The new Republican Party platform adopted last month at the Republican national convention in Milwaukee contains a section on education with nine paragraphs. The second paragraph endorses universal school choice:
2. Universal School Choice
Republicans believe families should be empowered to choose the best Education for their children. We support Universal School Choice in every State in America. We will expand 529 Education Savings Accounts and support Homeschooling Families equally.
At the convention, Florida governor Ron DeSantis gave a speech in which he said: “We believe schools should educate, not indoctrinate. We stand for parents’ rights, including universal school choice.” Rep. Byron Donalds — one of the few black Republicans in the House — likewise made the case for school choice at the convention.
Writing for The Daily Signal, which was launched by the Heritage Foundation, a conservative think tank, but is now an independent organization, Jay Greene and Jason Bedrick, both fellows in the Center for Education Policy at the Heritage Foundation, are ecstatic about the Republican Party platform’s embrace of universal school choice:
For the first time, the Republican Party is signaling to voters and its own politicians that they should pursue policies that enable all families to choose the educational options that align with their values and work best for their own children — whether public or private, religious or secular.
That’s a dramatic departure from the platforms the Republicans adopted in 2016 and 2020, which only mentioned school choice in passing and did not fully embrace making choice available to all families.
Before now, Republican politicians could say they were adhering to their party’s platform if they were only willing to support school choice policies that were limited to specific populations, like families with low-incomes, students with special needs, or those enrolled in failing public schools.
Greene and Bedrick point out that 11 states have now enacted universal school choice, and they maintain that “backing universal school choice is becoming the new standard for Republican state policymakers.” They also believe that universal school choice is the new GOP litmus test.
The old GOP litmus test was abortion, but that was before the repeal of Roe v. Wade (1973) returned the abortion issue back to the states.
With universal school choice, students from virtually all families, regardless of income, are eligible to use public money to attend private schools, including religious schools. So, when Republicans say that they “believe families should be empowered to choose the best Education for their children,” what they really mean is they should be “given money by their state government.”
And where do state governments get the money to institute universal school choice? They can’t just print money, like the federal government can, so that money must come from income, sales, and other taxes collected from residents of, and visitors to, the state. This is in addition to the taxes already collected and used for state and local education budgets, which are never cut no matter how many children leave the public schools.
There is nothing special about the business of education that necessitates that the government be involved in it, and it is not a proper function of government. Since no American should be forced to pay for the education of any other American or their children, and since parents are the ones solely responsible for their children’s education, and since vouchers merely give some Americans the choice of where to spend other Americans’ money, libertarians have a better litmus test when it comes to education.

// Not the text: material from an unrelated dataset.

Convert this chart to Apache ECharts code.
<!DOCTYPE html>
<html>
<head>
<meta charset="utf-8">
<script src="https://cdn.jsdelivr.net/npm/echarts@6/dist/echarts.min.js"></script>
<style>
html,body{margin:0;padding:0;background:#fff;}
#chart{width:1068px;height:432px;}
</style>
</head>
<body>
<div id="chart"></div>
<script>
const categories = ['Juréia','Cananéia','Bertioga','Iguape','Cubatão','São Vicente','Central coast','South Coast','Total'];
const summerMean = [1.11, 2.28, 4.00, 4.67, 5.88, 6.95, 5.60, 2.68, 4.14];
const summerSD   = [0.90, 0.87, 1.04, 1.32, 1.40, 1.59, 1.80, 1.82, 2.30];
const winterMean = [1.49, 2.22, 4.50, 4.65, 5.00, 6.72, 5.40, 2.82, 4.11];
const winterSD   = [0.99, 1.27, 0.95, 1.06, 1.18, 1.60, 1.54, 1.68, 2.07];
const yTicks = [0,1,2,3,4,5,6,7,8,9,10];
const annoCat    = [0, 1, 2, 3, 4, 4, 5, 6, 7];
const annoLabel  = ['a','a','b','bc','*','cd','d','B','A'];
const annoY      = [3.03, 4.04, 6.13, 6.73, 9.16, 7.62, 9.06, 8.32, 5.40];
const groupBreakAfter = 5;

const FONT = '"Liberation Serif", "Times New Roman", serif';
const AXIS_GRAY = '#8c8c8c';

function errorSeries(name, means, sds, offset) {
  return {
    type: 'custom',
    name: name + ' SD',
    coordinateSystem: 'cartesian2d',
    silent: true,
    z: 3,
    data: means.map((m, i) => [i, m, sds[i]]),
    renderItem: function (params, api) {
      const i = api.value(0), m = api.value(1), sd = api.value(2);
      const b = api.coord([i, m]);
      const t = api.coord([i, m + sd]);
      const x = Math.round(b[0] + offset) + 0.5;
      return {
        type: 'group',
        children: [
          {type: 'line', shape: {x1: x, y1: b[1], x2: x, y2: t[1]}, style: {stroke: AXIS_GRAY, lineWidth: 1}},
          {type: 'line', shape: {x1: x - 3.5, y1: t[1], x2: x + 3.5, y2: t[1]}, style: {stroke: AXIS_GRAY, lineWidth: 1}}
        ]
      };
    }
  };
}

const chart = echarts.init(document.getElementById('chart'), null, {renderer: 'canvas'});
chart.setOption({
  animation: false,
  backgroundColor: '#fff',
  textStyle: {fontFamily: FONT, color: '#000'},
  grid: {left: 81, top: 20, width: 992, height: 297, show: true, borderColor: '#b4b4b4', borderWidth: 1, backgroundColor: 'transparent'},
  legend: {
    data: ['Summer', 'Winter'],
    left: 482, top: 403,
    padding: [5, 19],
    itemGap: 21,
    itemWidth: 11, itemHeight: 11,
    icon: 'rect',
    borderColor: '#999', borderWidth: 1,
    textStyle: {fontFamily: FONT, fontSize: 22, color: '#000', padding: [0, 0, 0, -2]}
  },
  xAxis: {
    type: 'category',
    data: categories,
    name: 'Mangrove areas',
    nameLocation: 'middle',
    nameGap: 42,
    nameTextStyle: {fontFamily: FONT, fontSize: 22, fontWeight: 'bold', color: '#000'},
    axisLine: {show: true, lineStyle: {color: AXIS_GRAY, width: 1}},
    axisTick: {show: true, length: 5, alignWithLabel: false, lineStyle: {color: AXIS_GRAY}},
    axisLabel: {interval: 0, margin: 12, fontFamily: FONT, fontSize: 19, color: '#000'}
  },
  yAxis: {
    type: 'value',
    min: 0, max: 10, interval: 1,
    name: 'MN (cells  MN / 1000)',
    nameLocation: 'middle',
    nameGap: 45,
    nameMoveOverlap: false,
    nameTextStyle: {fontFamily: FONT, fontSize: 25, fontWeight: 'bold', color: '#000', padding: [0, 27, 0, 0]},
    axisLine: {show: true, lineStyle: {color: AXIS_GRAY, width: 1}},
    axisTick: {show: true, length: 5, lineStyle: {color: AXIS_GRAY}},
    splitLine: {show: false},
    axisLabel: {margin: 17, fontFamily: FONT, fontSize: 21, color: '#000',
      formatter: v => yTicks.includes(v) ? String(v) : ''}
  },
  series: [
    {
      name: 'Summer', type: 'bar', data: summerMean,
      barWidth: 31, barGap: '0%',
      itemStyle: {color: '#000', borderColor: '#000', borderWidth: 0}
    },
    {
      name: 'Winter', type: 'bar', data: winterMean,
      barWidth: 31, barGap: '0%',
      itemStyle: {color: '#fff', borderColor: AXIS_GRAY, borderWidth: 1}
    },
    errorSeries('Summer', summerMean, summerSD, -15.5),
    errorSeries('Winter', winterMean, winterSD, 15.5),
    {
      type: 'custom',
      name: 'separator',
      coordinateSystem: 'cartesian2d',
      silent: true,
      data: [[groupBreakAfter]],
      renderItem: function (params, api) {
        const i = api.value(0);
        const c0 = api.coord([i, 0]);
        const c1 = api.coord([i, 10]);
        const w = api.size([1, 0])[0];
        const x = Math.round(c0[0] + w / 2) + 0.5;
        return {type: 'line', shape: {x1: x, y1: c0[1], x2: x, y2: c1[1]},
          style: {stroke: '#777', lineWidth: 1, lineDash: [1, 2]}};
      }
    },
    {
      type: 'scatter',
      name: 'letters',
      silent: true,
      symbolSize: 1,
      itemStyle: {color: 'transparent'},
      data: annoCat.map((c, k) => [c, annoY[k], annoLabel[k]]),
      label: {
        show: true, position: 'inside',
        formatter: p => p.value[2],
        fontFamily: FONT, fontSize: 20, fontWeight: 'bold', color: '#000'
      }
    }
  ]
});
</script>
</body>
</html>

All vouchers should be private. Any individual, business, corporation, foundation, or organization that wants to give parents a voucher to use for their children’s education is certainly welcome to do so.
Abolish all government departments of education. This includes not only the federal Department of Education but also all state departments of education.
All education should be private education. Education is a service that should be provided on the free market by private entities just like hair styling, car repair, pest control, and landscaping services.
Completely separate education from the state. Neither the federal nor the state governments should fund or regulate education in any way.
The truth is that once Republicans accept government-funded educational vouchers as legitimate, they can put forth no reasonable or logical argument against the government funding universal car choice, universal food choice, universal housing choice, universal clothing choice, universal entertainment choice, universal recreation choice, universal vacation choice, or any other privately provided service or product.